____ DATASET EXCERPT

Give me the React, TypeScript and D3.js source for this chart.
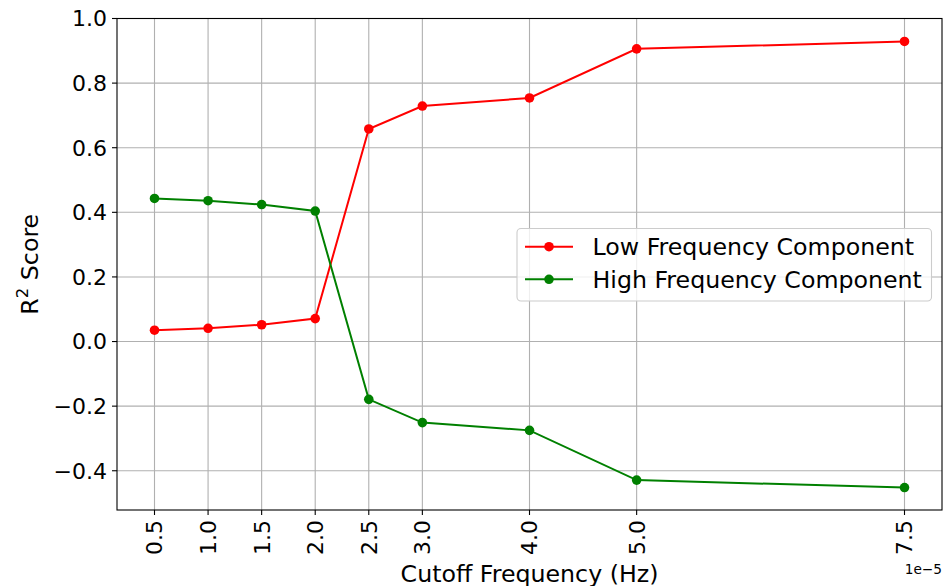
import React, { useEffect, useRef } from 'react';
import * as d3 from 'd3';

const cutoffs = [0.5, 1.0, 1.5, 2.0, 2.5, 3.0, 4.0, 5.0, 7.5];
const tickLabels = ['0.5', '1.0', '1.5', '2.0', '2.5', '3.0', '4.0', '5.0', '7.5'];
const lowFreq = [0.035, 0.041, 0.052, 0.071, 0.658, 0.729, 0.754, 0.906, 0.929];
const highFreq = [0.443, 0.436, 0.424, 0.404, -0.179, -0.251, -0.275, -0.429, -0.452];
const seriesNames = ['Low Frequency Component', 'High Frequency Component'];
const seriesColors = ['#ff0000', '#008000'];
const yTicks = [-0.4, -0.2, 0.0, 0.2, 0.4, 0.6, 0.8, 1.0];

const W = 948;
const H = 586;
const FONT = 'DejaVu Sans, sans-serif';
const LABEL_SIZE = 23.7;

const App = () => {
    const ref = useRef<SVGSVGElement>(null);

    useEffect(() => {
        const svg = d3.select(ref.current);
        svg.selectAll('*').remove();

        const left = 117, right = 942, top = 18.5, bottom = 510;

        const x = d3.scaleLinear().domain([0.15, 7.85]).range([left, right]);
        const y = d3.scaleLinear().domain([-0.5215, 1.0]).range([bottom, top]);

        svg.append('rect').attr('width', W).attr('height', H).attr('fill', '#fff');

        // grid
        const grid = svg.append('g').attr('stroke', '#b0b0b0').attr('stroke-width', 1.1);
        cutoffs.forEach(v => {
            grid.append('line').attr('x1', x(v)).attr('x2', x(v)).attr('y1', top).attr('y2', bottom);
        });
        yTicks.forEach(v => {
            grid.append('line').attr('x1', left).attr('x2', right).attr('y1', y(v)).attr('y2', y(v));
        });

        // series
        const line = d3.line<number>()
            .x((_, i) => x(cutoffs[i]))
            .y(d => y(d));

        [lowFreq, highFreq].forEach((data, k) => {
            const g = svg.append('g');
            g.append('path')
                .datum(data)
                .attr('fill', 'none')
                .attr('stroke', seriesColors[k])
                .attr('stroke-width', 2)
                .attr('d', line);
            g.selectAll('circle')
                .data(data)
                .enter()
                .append('circle')
                .attr('cx', (_, i) => x(cutoffs[i]))
                .attr('cy', d => y(d))
                .attr('r', 4.8)
                .attr('fill', seriesColors[k]);
        });

        // spines
        svg.append('rect')
            .attr('x', left).attr('y', top)
            .attr('width', right - left).attr('height', bottom - top)
            .attr('fill', 'none').attr('stroke', '#000').attr('stroke-width', 1.1);

        // y ticks
        const yg = svg.append('g').attr('font-family', FONT).attr('font-size', 22);
        yTicks.forEach(v => {
            yg.append('line').attr('x1', left - 5).attr('x2', left).attr('y1', y(v)).attr('y2', y(v))
                .attr('stroke', '#000').attr('stroke-width', 1.1);
            yg.append('text')
                .attr('x', left - 10).attr('y', y(v))
                .attr('dy', '0.36em')
                .attr('text-anchor', 'end')
                .attr('fill', '#000')
                .text(d3.format('.1f')(v).replace('-', '\u2212'));
        });

        // x ticks
        const xg = svg.append('g').attr('font-family', FONT).attr('font-size', 22);
        cutoffs.forEach((v, i) => {
            xg.append('line').attr('x1', x(v)).attr('x2', x(v)).attr('y1', bottom).attr('y2', bottom + 5)
                .attr('stroke', '#000').attr('stroke-width', 1.1);
            xg.append('text')
                .attr('transform', `translate(${x(v)},${bottom + 10}) rotate(-90)`)
                .attr('dy', '0.36em')
                .attr('text-anchor', 'end')
                .attr('fill', '#000')
                .text(tickLabels[i]);
        });

        // offset text
        svg.append('text')
            .attr('x', right).attr('y', 574)
            .attr('text-anchor', 'end')
            .attr('font-family', FONT).attr('font-size', 13.7)
            .attr('fill', '#000')
            .text('1e\u22125');

        // axis labels
        svg.append('text')
            .attr('x', (left + right) / 2).attr('y', 581.5)
            .attr('text-anchor', 'middle')
            .attr('font-family', FONT).attr('font-size', LABEL_SIZE)
            .attr('fill', '#000')
            .text('Cutoff Frequency (Hz)');

        const yl = svg.append('text')
            .attr('transform', `translate(37.5,${(top + bottom) / 2}) rotate(-90)`)
            .attr('text-anchor', 'middle')
            .attr('font-family', FONT).attr('font-size', LABEL_SIZE)
            .attr('fill', '#000');
        yl.append('tspan').text('R');
        yl.append('tspan').attr('font-size', 16.5).attr('dy', -9.5).text('2');
        yl.append('tspan').attr('dy', 9.5).text(' Score');

        // legend
        const lg = svg.append('g').attr('font-family', FONT).attr('font-size', LABEL_SIZE);
        lg.append('rect')
            .attr('x', 517).attr('y', 228.5)
            .attr('width', 414.5).attr('height', 72.5)
            .attr('rx', 4)
            .attr('fill', 'rgba(255,255,255,0.8)')
            .attr('stroke', '#cccccc').attr('stroke-width', 1.1);
        seriesNames.forEach((name, k) => {
            const cy = 246.7 + k * 32.6;
            lg.append('line').attr('x1', 525).attr('x2', 573).attr('y1', cy).attr('y2', cy)
                .attr('stroke', seriesColors[k]).attr('stroke-width', 2);
            lg.append('circle').attr('cx', 549).attr('cy', cy).attr('r', 4.8).attr('fill', seriesColors[k]);
            lg.append('text').attr('x', 592.5).attr('y', cy).attr('dy', '0.36em').attr('fill', '#000').text(name);
        });
    }, []);

    return (
        <svg
            ref={ref}
            width={W}
            height={H}
            style={{ position: 'absolute', left: 0, top: 0, display: 'block' }}
        />
    );
};

export default App;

________

#### SHORT TASK:
Leave out the pictures. Transcribe only the lines above, from the first through the one that contains "import * as d3 from 'd3';".

#### EXERCISE OUTPUT:
Give me the React, TypeScript and D3.js source for this chart.
import React, { useEffect, useRef } from 'react';
import * as d3 from 'd3';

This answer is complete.